I spent a few minutes after work last night wandering around in a greenbelt about four blocks from my house.  It was pitch black, so I was navigating by flashlight.  As I walked along the narrow trail that runs the length of the nicely wooded patch, I was carrying a small wooden box.  The box had wire screens over its two access holes to prevent its occupant from exiting prematurely.  There was no sound or feeling of movement from the box as I carried it, but I knew a tense little being was in there, waiting to see what would happen next.

As I moved deeper into the greenbelt, my flashlight beam fell on the broad trunk of a large Douglas Fir Tree.  I walked to the base of the tree and shined the flashlight beam upward, making a note that there did not appear to be any whitewash or other signs that an owl might be perching in the tree on a regular basis.  It was well over 100 feet tall, with plenty of thick greenery starting about 30 feet up.  Shorter Big Leaf Maples, alders and cedars surrounded it.  It would be a perfect launching point.

I stood in front of the tree and I positioned the flashlight so its beam lit up the trunk.  Holding the box up in front of me, I slowly opened it and I suddenly felt a small decrease in its weight.  A furry blur came to an abrupt stop in the beam of my flashlight, and I was face to face with a Northern Flying Squirrel that was now clinging to the trunk of the tree.

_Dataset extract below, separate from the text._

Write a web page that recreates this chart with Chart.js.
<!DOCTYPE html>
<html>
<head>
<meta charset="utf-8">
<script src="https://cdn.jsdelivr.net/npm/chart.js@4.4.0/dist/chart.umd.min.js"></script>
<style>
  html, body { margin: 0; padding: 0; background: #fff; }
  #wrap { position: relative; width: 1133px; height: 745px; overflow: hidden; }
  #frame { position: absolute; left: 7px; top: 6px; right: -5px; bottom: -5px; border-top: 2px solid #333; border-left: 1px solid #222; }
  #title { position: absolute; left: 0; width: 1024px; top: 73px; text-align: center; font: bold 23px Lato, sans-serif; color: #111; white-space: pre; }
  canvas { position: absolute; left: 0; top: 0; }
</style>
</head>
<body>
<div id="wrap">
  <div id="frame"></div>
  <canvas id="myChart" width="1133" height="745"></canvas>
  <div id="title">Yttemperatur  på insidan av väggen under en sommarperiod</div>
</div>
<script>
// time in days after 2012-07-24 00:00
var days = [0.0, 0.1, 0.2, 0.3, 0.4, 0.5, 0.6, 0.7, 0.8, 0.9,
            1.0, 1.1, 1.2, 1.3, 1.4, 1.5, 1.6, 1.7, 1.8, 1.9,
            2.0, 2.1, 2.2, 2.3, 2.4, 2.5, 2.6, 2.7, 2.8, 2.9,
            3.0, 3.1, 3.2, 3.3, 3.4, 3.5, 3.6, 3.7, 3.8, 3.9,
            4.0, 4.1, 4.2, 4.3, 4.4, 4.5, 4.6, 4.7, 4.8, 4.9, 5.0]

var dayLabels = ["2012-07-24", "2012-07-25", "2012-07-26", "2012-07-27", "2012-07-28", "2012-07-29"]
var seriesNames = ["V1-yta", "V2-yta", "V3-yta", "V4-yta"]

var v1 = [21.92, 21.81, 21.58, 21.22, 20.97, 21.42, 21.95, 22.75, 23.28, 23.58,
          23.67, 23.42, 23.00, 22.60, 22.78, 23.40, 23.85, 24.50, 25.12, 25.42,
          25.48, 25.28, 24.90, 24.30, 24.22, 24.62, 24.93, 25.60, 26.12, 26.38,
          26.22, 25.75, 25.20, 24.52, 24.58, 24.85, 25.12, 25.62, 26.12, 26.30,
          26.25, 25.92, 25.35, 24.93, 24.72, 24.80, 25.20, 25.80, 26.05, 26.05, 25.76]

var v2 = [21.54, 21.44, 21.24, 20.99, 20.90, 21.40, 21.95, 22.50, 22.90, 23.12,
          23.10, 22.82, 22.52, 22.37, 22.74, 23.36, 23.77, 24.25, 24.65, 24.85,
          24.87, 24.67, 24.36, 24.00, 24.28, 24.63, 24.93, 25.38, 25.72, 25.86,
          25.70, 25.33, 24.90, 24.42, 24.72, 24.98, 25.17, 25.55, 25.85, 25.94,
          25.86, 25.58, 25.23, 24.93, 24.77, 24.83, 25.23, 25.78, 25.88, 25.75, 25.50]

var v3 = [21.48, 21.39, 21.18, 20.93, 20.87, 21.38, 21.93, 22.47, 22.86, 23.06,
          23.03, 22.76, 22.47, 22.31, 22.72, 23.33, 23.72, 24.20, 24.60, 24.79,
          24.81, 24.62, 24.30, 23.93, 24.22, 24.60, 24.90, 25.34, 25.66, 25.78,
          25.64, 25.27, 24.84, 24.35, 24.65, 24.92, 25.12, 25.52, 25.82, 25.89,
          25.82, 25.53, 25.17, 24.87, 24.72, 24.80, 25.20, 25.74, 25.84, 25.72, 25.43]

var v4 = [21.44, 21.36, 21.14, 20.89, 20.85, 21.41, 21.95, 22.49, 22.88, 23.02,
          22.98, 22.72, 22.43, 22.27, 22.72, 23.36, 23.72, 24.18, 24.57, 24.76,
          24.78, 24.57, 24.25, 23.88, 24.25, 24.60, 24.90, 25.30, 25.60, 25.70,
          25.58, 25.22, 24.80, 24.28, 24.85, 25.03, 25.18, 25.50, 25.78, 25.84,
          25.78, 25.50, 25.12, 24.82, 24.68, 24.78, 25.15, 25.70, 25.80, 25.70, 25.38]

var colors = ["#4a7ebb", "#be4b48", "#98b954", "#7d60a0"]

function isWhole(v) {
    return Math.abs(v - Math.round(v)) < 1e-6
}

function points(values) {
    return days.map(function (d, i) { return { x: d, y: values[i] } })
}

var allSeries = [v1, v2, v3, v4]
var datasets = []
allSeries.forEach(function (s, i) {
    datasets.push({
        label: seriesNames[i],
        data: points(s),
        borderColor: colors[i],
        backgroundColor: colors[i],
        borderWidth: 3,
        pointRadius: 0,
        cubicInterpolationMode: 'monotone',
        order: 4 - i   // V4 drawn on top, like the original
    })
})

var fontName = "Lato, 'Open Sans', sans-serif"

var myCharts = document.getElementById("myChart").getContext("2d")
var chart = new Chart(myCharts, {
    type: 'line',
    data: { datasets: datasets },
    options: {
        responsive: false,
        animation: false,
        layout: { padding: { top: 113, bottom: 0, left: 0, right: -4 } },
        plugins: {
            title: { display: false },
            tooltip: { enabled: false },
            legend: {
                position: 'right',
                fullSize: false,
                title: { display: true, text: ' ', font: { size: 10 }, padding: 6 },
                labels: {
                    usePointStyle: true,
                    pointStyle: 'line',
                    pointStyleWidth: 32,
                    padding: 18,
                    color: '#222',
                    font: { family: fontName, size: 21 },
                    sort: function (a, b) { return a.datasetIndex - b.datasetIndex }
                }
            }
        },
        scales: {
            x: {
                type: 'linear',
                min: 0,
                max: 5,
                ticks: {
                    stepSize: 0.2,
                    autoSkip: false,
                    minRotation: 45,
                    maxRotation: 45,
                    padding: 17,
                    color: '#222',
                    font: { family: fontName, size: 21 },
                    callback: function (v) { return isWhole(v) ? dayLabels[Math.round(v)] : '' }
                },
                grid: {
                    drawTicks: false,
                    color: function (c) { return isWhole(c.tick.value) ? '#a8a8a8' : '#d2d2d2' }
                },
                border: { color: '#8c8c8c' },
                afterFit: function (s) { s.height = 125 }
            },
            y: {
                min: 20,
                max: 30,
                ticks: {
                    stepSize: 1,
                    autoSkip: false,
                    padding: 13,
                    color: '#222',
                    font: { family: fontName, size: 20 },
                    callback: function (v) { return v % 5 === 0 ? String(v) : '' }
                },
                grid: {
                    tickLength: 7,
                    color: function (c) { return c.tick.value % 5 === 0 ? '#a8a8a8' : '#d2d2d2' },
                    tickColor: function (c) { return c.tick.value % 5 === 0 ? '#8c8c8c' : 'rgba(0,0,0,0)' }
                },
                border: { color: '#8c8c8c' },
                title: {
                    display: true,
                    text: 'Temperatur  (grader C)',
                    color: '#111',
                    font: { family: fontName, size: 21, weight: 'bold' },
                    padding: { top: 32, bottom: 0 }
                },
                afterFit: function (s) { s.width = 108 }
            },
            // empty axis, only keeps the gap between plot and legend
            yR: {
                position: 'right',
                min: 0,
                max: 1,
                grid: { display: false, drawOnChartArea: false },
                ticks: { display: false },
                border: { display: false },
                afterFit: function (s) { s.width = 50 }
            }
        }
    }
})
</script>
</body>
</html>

The squirrel paused for a moment as if the sudden feeling of freedom was a little overwhelming.  I saw him clearly in that instant.  I absorbed every detail of his velvety soft fur, the loose folds of skin between fore and hind limbs, the large nocturnal eyes and the horizontally flattened tail that would act as his rudder as he glided from tree to tree.  He had been treated for a broken leg he had suffered in the jaws of a house cat, but looking at him now you would never suspect that he had spent the last several weeks in a state of convalescence.  He was beautiful, intensely alert and radiating the electric energy of a lightning bolt as he absorbed his change in circumstances.  His instincts kicked in and he scampered quickly to the opposite side of the tree- a motion his kind repeats at the end of every glide just in case their flight has been followed by an owl or other nighttime predator.  He was out of my sight, but I heard the soft scratching of his claws on the tree trunk as he scampered upward into the protective arms of the fir.  I smiled as the sound faded into the darkness, and then I left the greenbelt to the flying squirrel and his fellow creatures of the night.